Tuesday, October 2, 2007

Knocked Up And Knocked Down

Last pregnancy, I had no morning sickness. This pregnancy, the morning sickness is lasting ALL DAY. I've been curled up in the fetal position on the floor, eyes squeezed shut to stop the endless waves of sea-sicky vurp, moving only to take position by toilet, for two days now. (Last week, it was only lasting through the afternoon.)

The doctor prescribed Diclectin, an anti-nauseant, but it knocks me out, which is great, except for the fact that I can't appreciate the absence of nausea from the condition of unconsciousness. I'm not totally averse to unconsciousness - some of my best naps have involved unconsciousness - but I really do like to have some awake time on any given day.

The nausea is a good sign, I know. It's all those crazy hormones, throwing a party for that embryo down there, and the crazier they are, the better the party is, and a better party usually means a more robust guest-of-honour. Last time around, there was no nausea, but there were also lots of scary hormone tests that indicated that things were too quiet down there, which was scary (Wonderbaby, as it happened, waited until the third trimester to start throwing parties, and she never stopped.) So, yes, I get it - the nausea is good. But still, yuck. It feels craptastic. I feel craptastic.

What do I do? Any magic remedies? Something that takes the edge off the sick but doesn't make me unconscious? I'm no fun when unconscious (well, mostly.)

(crawling back under blanket with bucket now...)

Sunday, September 30, 2007


My sister, finishing, in competition-rank timing, the Toronto Waterfront marathon.

She ran for her son. She ran her heart out. She's my hero.

These are heroes, too. Walking their hearts out for a little boy that they don't know, cheering on a mom that they don't know, just because they can.
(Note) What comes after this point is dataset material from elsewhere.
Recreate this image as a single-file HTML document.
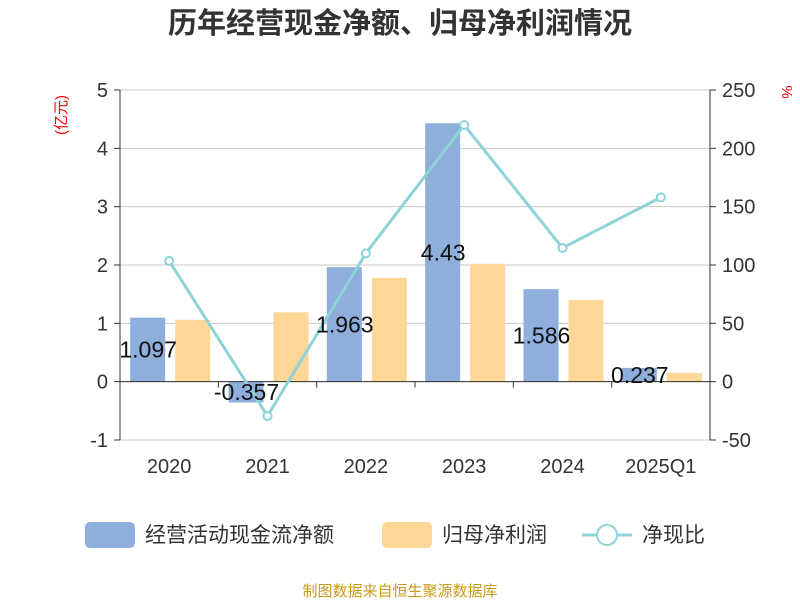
<!DOCTYPE html>
<html><head><meta charset="utf-8"><style>
body{margin:0;background:#fff;width:800px;height:600px;overflow:hidden;font-family:"Liberation Sans","Noto Sans CJK SC",sans-serif}
</style></head><body>
<svg id="c" width="800" height="600" xmlns="http://www.w3.org/2000/svg" font-family="Liberation Sans, Noto Sans CJK SC, sans-serif">
<text x="400" y="33" text-anchor="middle" font-size="29" font-weight="bold" fill="#333">历年经营现金净额、归母净利润情况</text>
<text transform="translate(66,115) rotate(-90)" text-anchor="middle" font-size="15" fill="#e00">(亿元)</text>
<text transform="translate(782,92) rotate(90)" text-anchor="middle" font-size="15" fill="#e00">%</text>
<g id="grid"></g><g id="bars"></g><g id="axes"></g><g id="line"></g><g id="labels"></g>
<g>
<rect x="85" y="522" width="50" height="26" rx="5" fill="#8eaedb"/>
<text x="145" y="542" font-size="21" fill="#333">经营活动现金流净额</text>
<rect x="382" y="522" width="50" height="26" rx="5" fill="#fed797"/>
<text x="442" y="542" font-size="21" fill="#333">归母净利润</text>
<line x1="582" y1="535" x2="632" y2="535" stroke="#8dd3d8" stroke-width="3"/>
<circle cx="607" cy="535" r="10" fill="#fff" stroke="#8dd3d8" stroke-width="2"/>
<text x="642" y="542" font-size="21" fill="#333">净现比</text>
</g>
<text x="400" y="596" text-anchor="middle" font-size="15" fill="#c99a1a">制图数据来自恒生聚源数据库</text>
</svg>
<script>
const categories=["2020","2021","2022","2023","2024","2025Q1"];
const cashFlow=[1.097,-0.357,1.963,4.43,1.586,0.237];
const netProfit=[1.06,1.19,1.78,2.02,1.40,0.15];
const ratio=[103.5,-29.4,110,220,114.6,158];
const leftTicks=[-1,0,1,2,3,4,5];
const rightTicks=[-50,0,50,100,150,200,250];
const NS="http://www.w3.org/2000/svg";
const X0=120,X1=710,YT=90,YB=440;
const yL=v=>YB-(v+1)/6*(YB-YT);
const yR=v=>YB-(v+50)/300*(YB-YT);
const bw=(X1-X0)/categories.length;
const xc=i=>X0+bw*(i+0.5);
function mk(p,t,a){const e=document.createElementNS(NS,t);for(const k in a)e.setAttribute(k,a[k]);document.getElementById(p).appendChild(e);return e;}
leftTicks.forEach((t,i)=>{
 let g=mk("grid","line",{x1:X0,x2:X1,y1:yL(t),y2:yL(t),stroke:"#c8c8c8","stroke-width":1});
 
 
 let tk=mk("axes","line",{x1:X0-6,x2:X0,y1:yL(t),y2:yL(t),stroke:"#333"});
 
 
 let tx=mk("axes","text",{x:X0-12,y:yL(t)+7,"text-anchor":"end","font-size":20,fill:"#333"});tx.textContent=t;
 
 
});
rightTicks.forEach(t=>{
 let tk=mk("axes","line",{x1:X1,x2:X1+6,y1:yR(t),y2:yR(t),stroke:"#333"});
 
 
 let tx=mk("axes","text",{x:X1+12,y:yR(t)+7,"font-size":20,fill:"#333"});tx.textContent=t;
 
 
});
let la=mk("axes","line",{x1:X0,x2:X0,y1:YT,y2:YB,stroke:"#333"});

let ra=mk("axes","line",{x1:X1,x2:X1,y1:YT,y2:YB,stroke:"#333"});

let xa=mk("axes","line",{x1:X0,x2:X1,y1:yL(0),y2:yL(0),stroke:"#333"});

for(let i=0;i<=categories.length;i++){
 let tk=mk("axes","line",{x1:X0+bw*i,x2:X0+bw*i,y1:yL(0),y2:yL(0)+6,stroke:"#333"});
 
}
categories.forEach((c,i)=>{
 let tx=mk("axes","text",{x:xc(i),y:473,"text-anchor":"middle","font-size":20,fill:"#333"});tx.textContent=c;
 
 const z=yL(0);
 let b=mk("bars","rect",{x:xc(i)-39,width:35,y:Math.min(yL(cashFlow[i]),z),height:Math.abs(yL(cashFlow[i])-z),fill:"#8eaedb"});
 
 let o=mk("bars","rect",{x:xc(i)+6,width:35,y:Math.min(yL(netProfit[i]),z),height:Math.abs(yL(netProfit[i])-z),fill:"#fed797"});
 
 let l=mk("labels","text",{x:xc(i)-21,y:(yL(cashFlow[i])+z)/2+8,"text-anchor":"middle","font-size":23,fill:"#111"});l.textContent=cashFlow[i];
 
});
let pl=mk("line","polyline",{points:ratio.map((v,i)=>xc(i)+","+yR(v)).join(" "),fill:"none",stroke:"#8dd3d8","stroke-width":3});

ratio.forEach((v,i)=>{
 let p=mk("line","circle",{cx:xc(i),cy:yR(v),r:4,fill:"#fff",stroke:"#8dd3d8","stroke-width":2});
 
});
</script>
</body></html>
Because their hearts are so, so big.

Heroes, all.

I'm compiling a list of everyone who pledged this cause (you can still join in, by the way - the pledge site is open for a few more weeks), and everyone who answered Kristen's call to scuffle for a duck and a vibrator for the cause (it's not running or walking, but it serves the same end and is no less invigorating.) It'll go up this week, this list, my list of Tanner's Heroes.

Thank you. From the bottom of MY heart.

(PS - The doctor's visit was fine. I barfed and passed out - actually, if you want the particulars, which you don't, I passed out and then came to and barfed - but I think that that means that a good time was had, if nothing else.)

(Also, this morning, at 5:30am, as I prepared for Tanner's Walk, I discovered something that I'd like to share with you, for your own personal edification and enlightenment: If you have only one pair of sports socks, and you discover that they have not dried adequately in the laundry during the night, and you're in a rush, do not microwave said socks in an effort to dry them. You will only steam them, and steamed sweat sock do not smell good. Just thought that you'd like to know. Pass it on.)